Some banks artificially inflated or deflated their rates to suit their own position. Since that impacts the Libor that is eventually quoted as the reference rate, it is easy to see how some customers benefit while others lose.

If the Libor was rigged artificially high, customer who has taken a loan ends up paying more than what he should have. If the Libor was fixed artificially low, the customer pays less.

A major development that has probably aided the banks in quoting rates that deviate from reality is that after the crisis there are few inter-bank transactions on which to base the Libor. Many banks have been content to park their funds with central banks, rather than lending to other institutions.

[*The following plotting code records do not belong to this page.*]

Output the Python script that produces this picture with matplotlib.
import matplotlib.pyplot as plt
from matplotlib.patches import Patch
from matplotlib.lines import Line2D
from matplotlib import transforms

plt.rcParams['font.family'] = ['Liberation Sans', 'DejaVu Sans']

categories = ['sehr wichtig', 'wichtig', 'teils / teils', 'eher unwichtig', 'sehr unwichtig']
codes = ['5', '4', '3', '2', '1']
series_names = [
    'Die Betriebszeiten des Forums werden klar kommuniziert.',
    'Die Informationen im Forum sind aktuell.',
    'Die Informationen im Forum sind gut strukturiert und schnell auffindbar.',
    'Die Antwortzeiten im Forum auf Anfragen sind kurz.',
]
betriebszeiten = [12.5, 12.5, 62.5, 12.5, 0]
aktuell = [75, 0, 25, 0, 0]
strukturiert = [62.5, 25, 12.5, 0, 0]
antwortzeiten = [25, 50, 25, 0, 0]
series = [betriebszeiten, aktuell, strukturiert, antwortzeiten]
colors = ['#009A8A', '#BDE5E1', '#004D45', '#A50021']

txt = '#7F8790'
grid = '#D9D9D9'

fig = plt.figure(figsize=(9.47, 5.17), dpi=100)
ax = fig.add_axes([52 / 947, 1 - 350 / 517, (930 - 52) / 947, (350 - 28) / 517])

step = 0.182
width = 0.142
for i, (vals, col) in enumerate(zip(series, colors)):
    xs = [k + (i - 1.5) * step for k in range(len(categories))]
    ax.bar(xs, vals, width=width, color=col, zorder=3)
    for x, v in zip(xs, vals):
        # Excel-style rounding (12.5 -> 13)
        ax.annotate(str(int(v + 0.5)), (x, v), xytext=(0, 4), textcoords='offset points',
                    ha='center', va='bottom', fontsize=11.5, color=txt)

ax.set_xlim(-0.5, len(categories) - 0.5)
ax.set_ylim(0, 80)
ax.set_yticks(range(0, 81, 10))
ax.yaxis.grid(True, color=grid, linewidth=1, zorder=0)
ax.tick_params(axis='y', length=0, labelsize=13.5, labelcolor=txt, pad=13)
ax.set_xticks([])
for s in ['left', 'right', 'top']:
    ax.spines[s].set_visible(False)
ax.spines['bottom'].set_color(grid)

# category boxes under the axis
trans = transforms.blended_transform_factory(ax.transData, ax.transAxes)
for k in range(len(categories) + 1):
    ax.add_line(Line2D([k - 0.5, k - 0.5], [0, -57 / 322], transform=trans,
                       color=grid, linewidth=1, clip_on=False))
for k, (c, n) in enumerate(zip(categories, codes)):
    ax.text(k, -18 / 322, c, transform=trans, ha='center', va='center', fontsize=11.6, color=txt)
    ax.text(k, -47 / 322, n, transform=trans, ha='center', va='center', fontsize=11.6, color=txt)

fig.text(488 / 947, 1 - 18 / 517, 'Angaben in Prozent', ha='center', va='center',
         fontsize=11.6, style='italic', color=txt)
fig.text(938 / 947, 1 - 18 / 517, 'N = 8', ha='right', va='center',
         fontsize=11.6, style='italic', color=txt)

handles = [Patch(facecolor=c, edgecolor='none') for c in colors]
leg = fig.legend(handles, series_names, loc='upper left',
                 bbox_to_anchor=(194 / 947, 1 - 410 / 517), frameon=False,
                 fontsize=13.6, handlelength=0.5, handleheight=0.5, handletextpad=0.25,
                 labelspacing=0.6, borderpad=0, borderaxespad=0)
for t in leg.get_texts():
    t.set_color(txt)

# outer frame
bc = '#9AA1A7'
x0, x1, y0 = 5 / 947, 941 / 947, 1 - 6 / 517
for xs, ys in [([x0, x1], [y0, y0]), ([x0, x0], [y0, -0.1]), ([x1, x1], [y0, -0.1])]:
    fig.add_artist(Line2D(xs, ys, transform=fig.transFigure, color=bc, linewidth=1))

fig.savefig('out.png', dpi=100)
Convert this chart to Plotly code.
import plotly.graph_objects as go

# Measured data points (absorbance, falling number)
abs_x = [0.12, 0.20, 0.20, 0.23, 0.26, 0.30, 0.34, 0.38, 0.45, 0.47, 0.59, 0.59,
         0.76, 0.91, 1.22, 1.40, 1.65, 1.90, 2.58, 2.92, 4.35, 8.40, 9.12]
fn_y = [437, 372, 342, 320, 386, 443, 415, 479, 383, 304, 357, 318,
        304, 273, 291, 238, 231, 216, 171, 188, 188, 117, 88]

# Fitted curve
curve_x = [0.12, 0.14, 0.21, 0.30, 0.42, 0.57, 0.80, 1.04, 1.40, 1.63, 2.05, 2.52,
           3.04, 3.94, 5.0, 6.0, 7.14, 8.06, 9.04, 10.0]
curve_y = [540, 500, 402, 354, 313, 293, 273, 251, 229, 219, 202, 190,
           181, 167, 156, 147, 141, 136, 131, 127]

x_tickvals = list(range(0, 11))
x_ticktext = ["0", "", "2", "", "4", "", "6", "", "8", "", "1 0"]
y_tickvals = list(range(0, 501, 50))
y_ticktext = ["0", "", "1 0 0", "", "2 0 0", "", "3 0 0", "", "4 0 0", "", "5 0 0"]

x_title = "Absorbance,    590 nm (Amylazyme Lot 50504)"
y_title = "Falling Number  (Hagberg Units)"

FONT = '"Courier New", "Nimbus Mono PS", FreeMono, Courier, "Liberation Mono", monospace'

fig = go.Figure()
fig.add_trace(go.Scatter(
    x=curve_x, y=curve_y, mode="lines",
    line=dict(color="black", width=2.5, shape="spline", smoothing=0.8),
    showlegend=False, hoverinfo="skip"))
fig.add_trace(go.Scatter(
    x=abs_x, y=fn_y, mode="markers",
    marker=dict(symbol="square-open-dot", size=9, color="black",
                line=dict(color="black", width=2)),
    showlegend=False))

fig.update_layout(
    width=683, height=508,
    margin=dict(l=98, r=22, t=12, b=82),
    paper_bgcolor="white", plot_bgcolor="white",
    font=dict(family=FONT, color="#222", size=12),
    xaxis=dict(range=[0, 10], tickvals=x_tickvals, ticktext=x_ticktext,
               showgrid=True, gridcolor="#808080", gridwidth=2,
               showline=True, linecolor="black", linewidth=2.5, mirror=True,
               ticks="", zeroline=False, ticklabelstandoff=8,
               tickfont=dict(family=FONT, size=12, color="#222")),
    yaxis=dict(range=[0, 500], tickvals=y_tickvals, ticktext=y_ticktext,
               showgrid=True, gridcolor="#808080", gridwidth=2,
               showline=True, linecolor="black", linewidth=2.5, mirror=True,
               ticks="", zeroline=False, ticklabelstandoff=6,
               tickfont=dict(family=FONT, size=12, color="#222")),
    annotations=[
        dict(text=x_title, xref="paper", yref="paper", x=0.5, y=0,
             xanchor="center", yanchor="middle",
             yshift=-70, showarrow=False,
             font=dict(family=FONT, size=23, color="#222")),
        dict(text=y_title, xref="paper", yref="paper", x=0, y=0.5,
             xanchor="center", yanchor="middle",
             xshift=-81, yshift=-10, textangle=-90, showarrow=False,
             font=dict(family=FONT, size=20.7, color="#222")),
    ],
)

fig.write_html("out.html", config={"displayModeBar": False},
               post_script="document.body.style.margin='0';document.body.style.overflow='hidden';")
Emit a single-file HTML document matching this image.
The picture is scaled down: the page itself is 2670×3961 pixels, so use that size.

Naturally, those who feel they been ripped off have gone to the courts. Law suits have been filed against banks which had participated in the Libor setting process. In the most sensational development of its kind so far, the British Bank Barclays agreed to settle charges of manipulation and pay British and American regulators $450 million. Its senior executives have resigned or asked to go. Other banks are facing probes and regulatory scrutiny. It is highly unlikely that the last word will be said soon on a scam which is growing in intensity by the day. Although there is no direct connection, the Libor scam affects India, too. Corporates who have borrowed abroad would have had their loans benchmarked against rigged Libors. A scrutiny by the RBI might unearth some cases. But obviously the biggest blow is in terms of loss of trust, which banks need to, and have assiduously cultivated over the years.

The process of regaining the trust is going to be extremely painful for many of the world’s leading banks, which have been embroiled in one crisis or other recently.